Re: [css3-multicol] column-span in overflow

On Jun 6, 2010, at 1:58 PM, Alex Mogilevsky wrote:

> What is supposed to happen when “column-span:all” element is encountered in overflow (specifically in the case where additional columns are added outside of the overflowing box)? What should it span?
>  
> We can say that if a “column-span:all” element does not fit in the original box it should be treated as “column-span:1”. Reasonable?
>  
> There will be a boundary case of course, where “column-span:all” creates overflow, and “column-span:1” fits without overflow. I am not sure what to do in that case. I am thinking it should force balancing preceding content anyway, and then get pushed into overflow (and only span one column there).
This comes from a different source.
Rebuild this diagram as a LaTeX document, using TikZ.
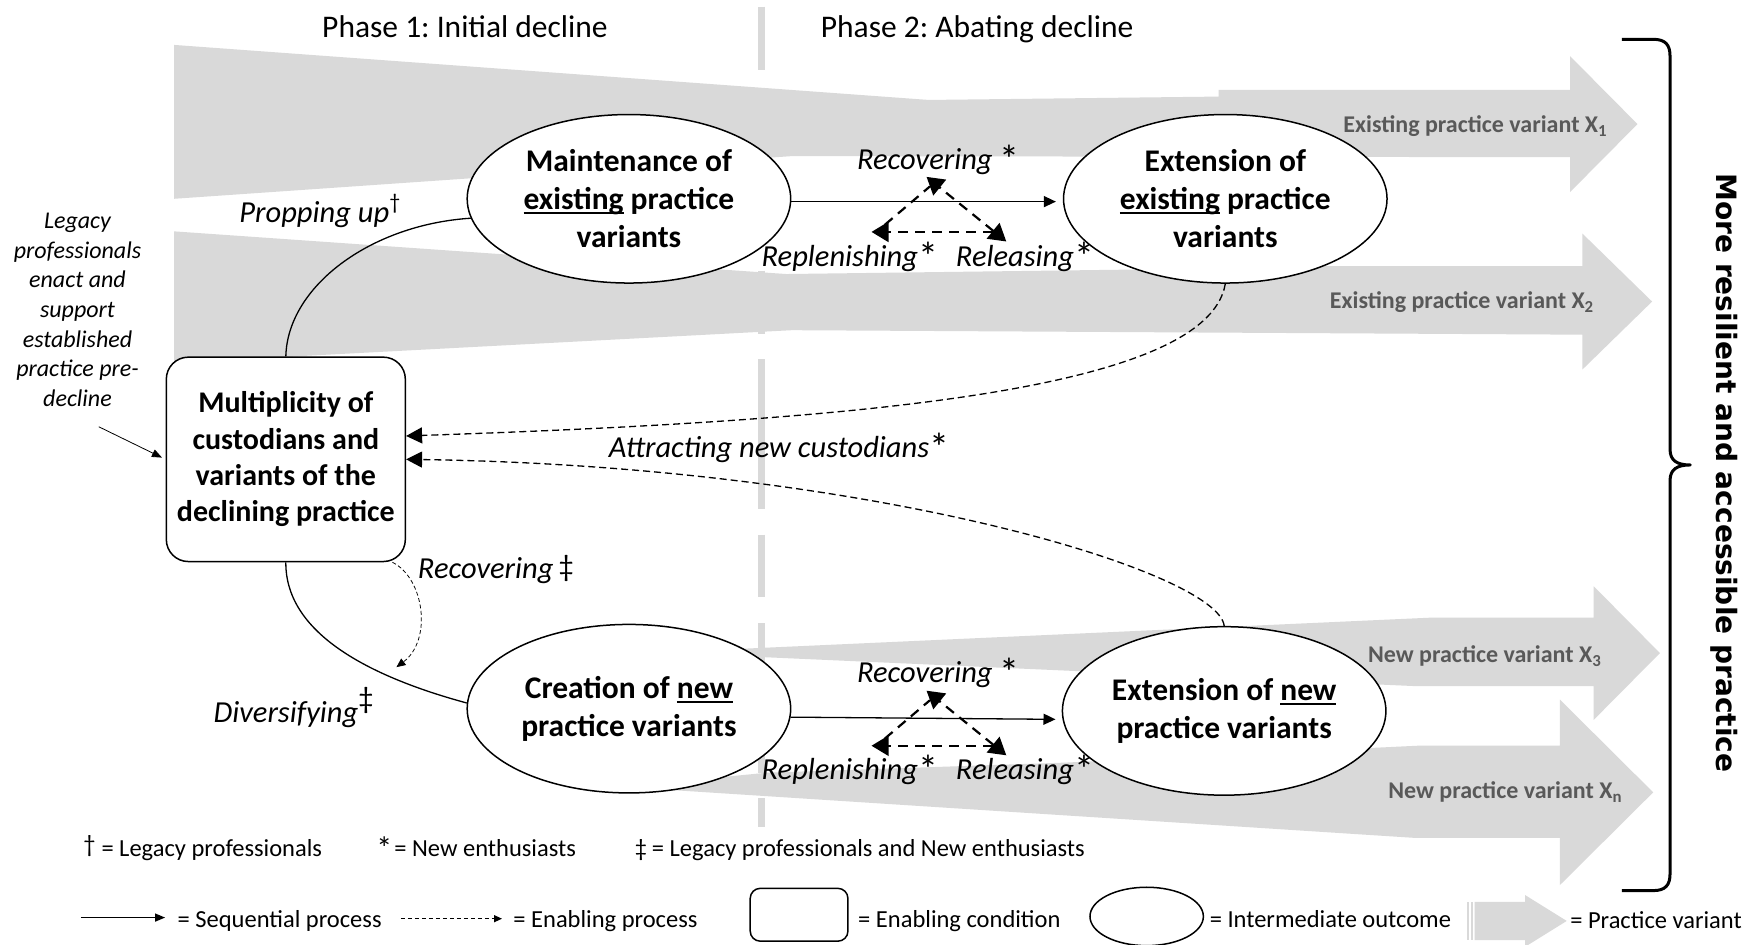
\documentclass[tikz,border=0pt]{standalone}
\usepackage{fontspec}
\setmainfont{Carlito}
\newfontfamily\vtitlefont{DejaVu Sans}
\usetikzlibrary{arrows.meta,shapes.geometric,calc}
\definecolor{band}{HTML}{D9D9D9}
\definecolor{bandtext}{HTML}{595959}
\newcommand{\ulbar}[1]{\setbox0\hbox{#1}\rlap{\rule[-4.5pt]{\wd0}{2pt}}\box0\relax}
\newcommand{\bigast}{\raisebox{-4pt}{\upshape\fontsize{40}{40}\selectfont *}}
\newcommand{\legast}{\raisebox{-3pt}{\fontsize{32}{32}\selectfont *}}
\frenchspacing
\begin{document}
\frenchspacing
\begin{tikzpicture}[x=1.1231pt,y=-1.1231pt,
  outcome/.style={ellipse,draw=black,line width=1.5pt,fill=white,minimum width=323.5pt,minimum height=168.5pt,inner sep=0pt,align=center,font=\fontsize{31.5}{38}\selectfont\bfseries},
  condition/.style={rectangle,rounded corners=22pt,draw=black,line width=1.5pt,fill=white,minimum width=239pt,minimum height=204.4pt,inner sep=0pt,align=center,font=\fontsize{30}{36.3}\selectfont\bfseries},
  proclabel/.style={font=\fontsize{30.5}{36}\selectfont\itshape,inner sep=0pt,anchor=base west},
  bandlabel/.style={font=\fontsize{24}{28}\selectfont\bfseries,text=bandtext,anchor=base west,inner sep=0pt},
  legendtext/.style={font=\fontsize{24.5}{29}\selectfont,anchor=base west,inner sep=0pt},
  phasetext/.style={font=\fontsize{31.5}{36}\selectfont,inner sep=0pt},
  seqarrow/.style={line width=1.3pt,-{Triangle[length=12pt,width=11pt]}},
  enablearrow/.style={line width=1.3pt,dash pattern=on 7pt off 4pt,-{Triangle[length=16pt,width=16pt]}},
  cyclearrow/.style={line width=2.2pt,dash pattern=on 10pt off 7pt},
  phasebar/.style={draw=band,line width=7pt,dash pattern=on 62.9pt off 25.8pt on 149.4pt off 25.8pt},
]
\fill[white] (0,0) rectangle (1568,841);
\useasboundingbox (0,0) rectangle (1568,841);

% phase separator
\draw[phasebar] (678,6) -- (678,736);

% practice variant bands
\fill[band] (155,40) -- (827,89) -- (1085,86) -- (1085,80) -- (1398,80) -- (1398,50) -- (1458,110.5) -- (1398,171) -- (1398,140) -- (705,139) -- (155,177) -- cycle;
\fill[band] (155,206) -- (700,244) -- (1088,239) -- (1088,237) -- (1409,237) -- (1409,208) -- (1471,268.5) -- (1409,329) -- (1409,298) -- (705,294) -- (155,323) -- cycle;
\fill[band] (587,581) -- (1273,550) -- (1419,550) -- (1419,522) -- (1478,581.5) -- (1419,641) -- (1419,611) -- (1262,611) -- cycle;
\fill[band] (560,700) -- (683,688) -- (949,679) -- (1262,664) -- (1389,664) -- (1389,623) -- (1472,705.5) -- (1389,788) -- (1389,746) -- (1259,746) -- (560,701) -- cycle;

% band labels
\node[bandlabel] (bl1) at (1196,118) {Existing practice variant X\textsubscript{1}};
\node[bandlabel] (bl2) at (1184,275) {Existing practice variant X\textsubscript{2}};
\node[bandlabel] (bl3) at (1218,590) {New practice variant X\textsubscript{3}};
\node[bandlabel] (bln) at (1236,711) {New practice variant X\textsubscript{n}};

% phase titles
\node[phasetext] (ph1) at (414,24) {Phase 1: Initial decline};
\node[phasetext] (ph2) at (870,26) {Phase 2: Abating decline};

% main nodes
\node[condition] (multi) at (254.5,409) {Multiplicity of\\custodians and\\variants of the\\declining practice};
\node[outcome] (maint) at (560,177) {Maintenance of\\\ulbar{existing} practice\\variants};
\node[outcome] (extE) at (1091,177) {Extension of\\\ulbar{existing} practice\\variants};
\node[outcome] (creat) at (560,631) {Creation of \ulbar{new}\\practice variants};
\node[outcome] (extN) at (1090,633) {Extension of \ulbar{new}\\practice variants};

% legacy text
\node[font=\fontsize{24}{29.6}\selectfont\itshape,align=center,inner sep=0pt] (legacy) at (69,276) {Legacy\\professionals\\enact and\\support\\established\\practice pre-\\decline};
\coordinate (legStart) at (88,380);
\draw[line width=0.8pt,-{Triangle[length=10pt,width=8pt]},shorten >=4pt] (legStart) -- (multi.west);

% solid curves
\draw[line width=1.3pt] (multi.north) .. controls (256,255) and (330,200) .. (maint.187);
\draw[line width=1.3pt] (multi.south) .. controls (254,560) and (320,600) .. (creat.178);

% sequential arrows
\draw[seqarrow,shorten >=7pt] (maint.-1) -- (extE.181);
\draw[seqarrow,shorten >=7pt] (creat.-3) -- (extN.183);

% cycle triangles
\coordinate (tTa) at (825,157.5);
\coordinate (tLa) at (776,206.5);
\coordinate (tRa) at (896,215);
\coordinate (tLsa) at (788,200);
\coordinate (tLea) at (828,166);
\coordinate (tHsa) at (884,206.5);
\draw[cyclearrow] (tLsa) -- (tLea);
\draw[cyclearrow,{Triangle[length=17pt,width=20pt]}-{Triangle[length=17pt,width=20pt]}] (tRa) -- (tTa);
\draw[cyclearrow,-{Triangle[length=17pt,width=20pt]}] (tHsa) -- (tLa);

\coordinate (tTb) at (825,615);
\coordinate (tLb) at (776,664);
\coordinate (tRb) at (896,672.5);
\coordinate (tLsb) at (788,657.5);
\coordinate (tLeb) at (828,623.5);
\coordinate (tHsb) at (884,664);
\draw[cyclearrow] (tLsb) -- (tLeb);
\draw[cyclearrow,{Triangle[length=17pt,width=20pt]}-{Triangle[length=17pt,width=20pt]}] (tRb) -- (tTb);
\draw[cyclearrow,-{Triangle[length=17pt,width=20pt]}] (tHsb) -- (tLb);

% enabling arrows
\draw[enablearrow] (extE.south) .. controls (1075,350) and (750,375) .. (multi.11);
\draw[enablearrow] (extN.north) .. controls (1085,510) and (780,415) .. (multi.east);
\coordinate (recEnd) at (353,594);
\draw[line width=0.75pt,dash pattern=on 4pt off 2.5pt,-{Triangle[length=9pt,width=8pt]}] (multi.-44) .. controls (378,515) and (385,570) .. (recEnd);

% process labels
\node[proclabel] (lProp) at (213,198) {Propping up\raisebox{13pt}{\upshape\fontsize{22}{22}\selectfont †}};
\node[proclabel] (lRec1) at (763,151) {Recovering \bigast};
\node[proclabel] (lRep1) at (678,237) {Replenishing\bigast};
\node[proclabel] (lRel1) at (851,237) {Releasing\bigast};
\node[proclabel] (lAttr) at (542,407) {Attracting new custodians\bigast};
\node[proclabel] (lRec2) at (372,515) {Recovering\,\raisebox{2pt}{\upshape ‡}};
\node[proclabel] (lDiv) at (190,643) {Diversifying\raisebox{14pt}{\upshape ‡}};
\node[proclabel] (lRec3) at (763,608) {Recovering \bigast};
\node[proclabel] (lRep3) at (678,694) {Replenishing\bigast};
\node[proclabel] (lRel3) at (851,694) {Releasing\bigast};

% brace and outcome title
\draw[line width=3pt,line join=round] (1444,35) -- (1472,35) .. controls (1483,35) and (1487,40) .. (1487,50) -- (1487,400) .. controls (1487,410) and (1493,414) .. (1505,414) .. controls (1493,414) and (1487,418) .. (1487,428) -- (1487,778) .. controls (1487,788) and (1483,793) .. (1472,793) -- (1444,793);
\node[rotate=-90,font=\vtitlefont\bfseries\fontsize{28}{32}\selectfont,inner sep=0pt] (resil) at (1535,421) {More resilient and accessible practice};

% legend row 1
\node[legendtext] (lg1) at (74,763) {\raisebox{4pt}{†}\hspace{6pt}= Legacy professionals};
\node[legendtext] (lg2) at (335,763) {\legast\hspace{2pt}= New enthusiasts};
\node[legendtext] (lg3) at (565,763) {‡\hspace{5pt}= Legacy professionals and New enthusiasts};

% legend row 2
\coordinate (lgSeqA) at (72,817);
\coordinate (lgSeqB) at (147,817);
\draw[line width=1.3pt,-{Triangle[length=10pt,width=8pt]}] (lgSeqA) -- (lgSeqB);
\node[legendtext] (lgSeq) at (158,826) {= Sequential process};
\coordinate (lgEnA) at (357,818);
\coordinate (lgEnB) at (447,818);
\draw[line width=1.3pt,dash pattern=on 4pt off 3pt,-{Triangle[length=8pt,width=7pt]}] (lgEnA) -- (lgEnB);
\node[legendtext] (lgEn) at (457,826) {= Enabling process};
\node[draw,rounded corners=10pt,minimum width=97.7pt,minimum height=52.8pt,line width=1.5pt,inner sep=0pt] (lgBox) at (711.5,814.5) {};
\node[legendtext] (lgBoxT) at (764,826) {= Enabling condition};
\node[ellipse,draw,minimum width=113.4pt,minimum height=58.4pt,line width=1.5pt,inner sep=0pt] (lgEll) at (1021,816) {};
\node[legendtext] (lgEllT) at (1077,826) {= Intermediate outcome};
\fill[band] (1306,803) rectangle (1307.7,837);
\fill[band] (1309.5,803) rectangle (1311.2,837);
\fill[band] (1313,803) -- (1358,803) -- (1358,797) -- (1395,820) -- (1358,843) -- (1358,837) -- (1313,837) -- cycle;
\node[legendtext] (lgArrT) at (1398,827) {= Practice variant};
\end{tikzpicture}
\end{document}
I don't think this is the best behavior.

I believe the way to answer questions about column-span is to go back to the headers and content example that Bert posted.  I think you should get more or less the same layout if you apply the column styles to the content as you would if you apply the column styles to the container of the headers/content and put column spans on the headers.

If my suggestion to just split blocks is followed, then any height constraint that would have led to horizontal overflow would no longer be relevant to the columns, since the anonymous blocks with the column styles would not have specified heights.  You'd end up just balancing the column content and everything would just spill out of the block vertically.  I think this is more sensible behavior than deliberately ignoring the span, since the span is supposed to constitute a break in the column flow.

WebKit now implements -webkit-column-span by the way, so people should feel free to download a nightly, write test cases for it, try it out, give feedback, etc.  It uses the block splitting strategy that I outlined in the previous column-span thread.